Why Sarah Palin wouldn’t protect herself, setting herself up for such ridicule is beyond comprehension. Except, she just doesn’t care, feeling that the worst has happened, so that there’s almost a bulletproof nonchalance about it.

Ann Althouse weighs in and proves there’s some truth to that:

It might be a little silly to have writing on your hand, and it’s definitely awkward to look at your hand in the middle of answering a question, but those few words could hardly be of much help if you actually don’t know what you are talking about.

Silly, indeed.

The place this leads me is if Sarah Palin was a man what would happen to his reputation if he’d done something so amateurish? Yet Palin’s fans will continue to flock to her. It’s not surprising, as it’s the nature of her star power and why watching her is so fascinating. Althouse’s reaction instrumental in the collective shrug this will bring from many.

But not even George W. Bush tried this stunt and he needed all the help he could get.

The right is coming to her rescue:

And here’s a test: How many readers have NEVER written crib notes on their hand? Perhaps a few. Now, how many have pronounced “corpsman” as “corpse-man” in a nationally televised broadcast? I see. None.
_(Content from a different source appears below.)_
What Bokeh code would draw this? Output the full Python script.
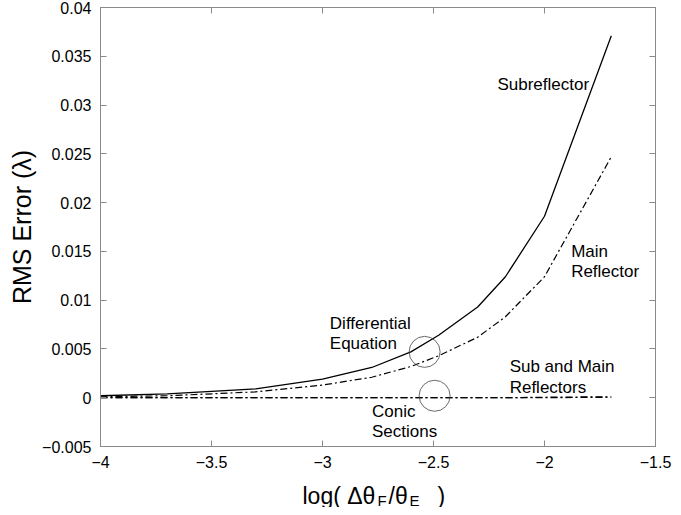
from bokeh.plotting import figure
from bokeh.models import Range1d, FixedTicker, LinearAxis, Label
from bokeh.layouts import column
from bokeh.embed import file_html
from bokeh.resources import INLINE

# ---- data ----
log_ratio = [-4.0, -3.699, -3.301, -3.0, -2.778, -2.602, -2.477, -2.301, -2.176, -2.0, -1.699]
subreflector = [0.0002, 0.0004, 0.0009, 0.0019, 0.0031, 0.0047, 0.0064, 0.0093, 0.0124, 0.0186, 0.0371]
main_reflector = [0.0001, 0.0002, 0.0006, 0.0013, 0.0021, 0.0032, 0.0043, 0.0062, 0.0083, 0.0124, 0.0247]
conic_sub = [0.0, 0.0, 0.0, 0.0, 0.0, 0.0, 0.0, 0.0, 0.0, 0.00005, 0.0001]
conic_main = [0.0, 0.0, 0.0, 0.0, 0.0, 0.0, 0.0, 0.0, 0.0, 0.0, 0.00005]

circle_x = [-2.54, -2.495]
circle_y = [0.0047, 0.0002]

x_ticks = [-4, -3.5, -3, -2.5, -2, -1.5]
x_tick_labels = ["\u22124", "\u22123.5", "\u22123", "\u22122.5", "\u22122", "\u22121.5"]
y_ticks = [-0.005, 0, 0.005, 0.01, 0.015, 0.02, 0.025, 0.03, 0.035, 0.04]
y_tick_labels = ["\u22120.005", "0", "0.005", "0.01", "0.015", "0.02", "0.025", "0.03", "0.035", "0.04"]

annotations = [
    ("Subreflector", -2.212, 0.03215),
    ("Main", -1.880, 0.01497),
    ("Reflector", -1.880, 0.01292),
    ("Sub and Main", -2.157, 0.00318),
    ("Reflectors", -2.157, 0.00107),
    ("Differential", -2.967, 0.00763),
    ("Equation", -2.967, 0.00558),
    ("Conic", -2.777, -0.00144),
    ("Sections", -2.777, -0.00349),
]

FONT = "Liberation Sans"
AXIS_COLOR = "#8a8a8a"
W = 673

p = figure(width=W, height=474, title=None,
           x_range=Range1d(-4, -1.5), y_range=Range1d(-0.005, 0.04),
           output_backend="svg", toolbar_location=None,
           min_border_left=100, min_border_right=18,
           min_border_top=7, min_border_bottom=28)
p.xgrid.visible = False
p.ygrid.visible = False
p.outline_line_color = AXIS_COLOR
p.outline_line_width = 1
p.background_fill_color = "white"
p.border_fill_color = "white"


def style_axis(ax, ticks, labels, show_labels=True):
    ax.ticker = FixedTicker(ticks=ticks)
    ax.major_label_overrides = {t: l for t, l in zip(ticks, labels)}
    ax.major_tick_in = 6
    ax.major_tick_out = 0
    ax.minor_tick_in = 0
    ax.minor_tick_out = 0
    ax.axis_line_color = AXIS_COLOR
    ax.major_tick_line_color = AXIS_COLOR
    ax.major_label_text_font = FONT
    ax.major_label_text_color = "black"
    if show_labels:
        ax.major_label_text_font_size = "16px"
    else:
        ax.major_label_text_font_size = "0px"
        ax.major_label_standoff = 0


style_axis(p.xaxis[0], x_ticks, x_tick_labels)
p.xaxis[0].major_label_standoff = 9
style_axis(p.yaxis[0], y_ticks, y_tick_labels)
p.yaxis[0].major_label_standoff = 9
p.yaxis[0].axis_label = "RMS Error (\u03bb)"
p.yaxis[0].axis_label_text_font = FONT
p.yaxis[0].axis_label_text_font_size = "25px"
p.yaxis[0].axis_label_text_font_style = "normal"
p.yaxis[0].axis_label_text_color = "black"
p.yaxis[0].axis_label_standoff = 3

top_ax = LinearAxis()
style_axis(top_ax, x_ticks, x_tick_labels, show_labels=False)
p.add_layout(top_ax, "above")
right_ax = LinearAxis()
style_axis(right_ax, y_ticks, y_tick_labels, show_labels=False)
p.add_layout(right_ax, "right")

# ---- curves ----
p.line(log_ratio, subreflector, line_color="black", line_width=1.3)
p.line(log_ratio, main_reflector, line_color="black", line_width=1.2, line_dash="7 3 2 3")
p.line(log_ratio, conic_sub, line_color="black", line_width=1.2, line_dash="7 3 2 3")
p.line(log_ratio, conic_main, line_color="black", line_width=1.2, line_dash="7 3 2 3")

p.scatter(circle_x, circle_y, marker="circle", size=31, fill_color=None,
          line_color="#444444", line_width=0.8)

for txt, xx, yy in annotations:
    p.add_layout(Label(x=xx, y=yy, text=txt, text_font=FONT, text_font_size="17px",
                       text_baseline="middle", text_align="left", text_color="black"))

# ---- x axis label strip: log( Δθ_F/θ_E ) ----
q = figure(width=W, height=33, title=None, x_range=p.x_range, y_range=Range1d(0, 33),
           x_axis_type=None, y_axis_type=None,
           output_backend="svg", toolbar_location=None,
           min_border=0, min_border_left=100, min_border_right=18,
           min_border_top=0, min_border_bottom=0)
q.outline_line_color = None
q.xgrid.visible = False
q.ygrid.visible = False

xlabel_parts = [
    ("log( \u0394\u03b8", 202, 12, "23px"),
    ("F", 277, 7, "15px"),
    ("/\u03b8", 288, 12, "23px"),
    ("E", 309, 7, "15px"),
    (")", 337, 12, "23px"),
]
for txt, xo, yy, fs in xlabel_parts:
    q.add_layout(Label(x=-4, y=yy, x_offset=xo, text=txt,
                       text_font=FONT, text_font_size=fs, text_baseline="alphabetic",
                       text_align="left", text_color="black"))

layout = column(p, q, spacing=0)
open("out.html", "w").write(file_html(layout, INLINE))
And with that, the trophy for ultimate stupidity goes to TOTUS.

Now, Obama earned jeers from me and others over his teleprompter at a 6th grade school room, which was earned.

It’s up to you if Sarah’s hand-y list is the same or worse.

Sarah Palin wants to be taken seriously, so let’s state the obvious to say this isn’t the way to go about it.

But the oddity of where we are in politics today is that it won’t phase some people, especially those who’ll be going to the polls in November. As for 2012… It will be very old news by then, though her adversaries aren’t likely to forget it and I’m not just talking about Democrats either.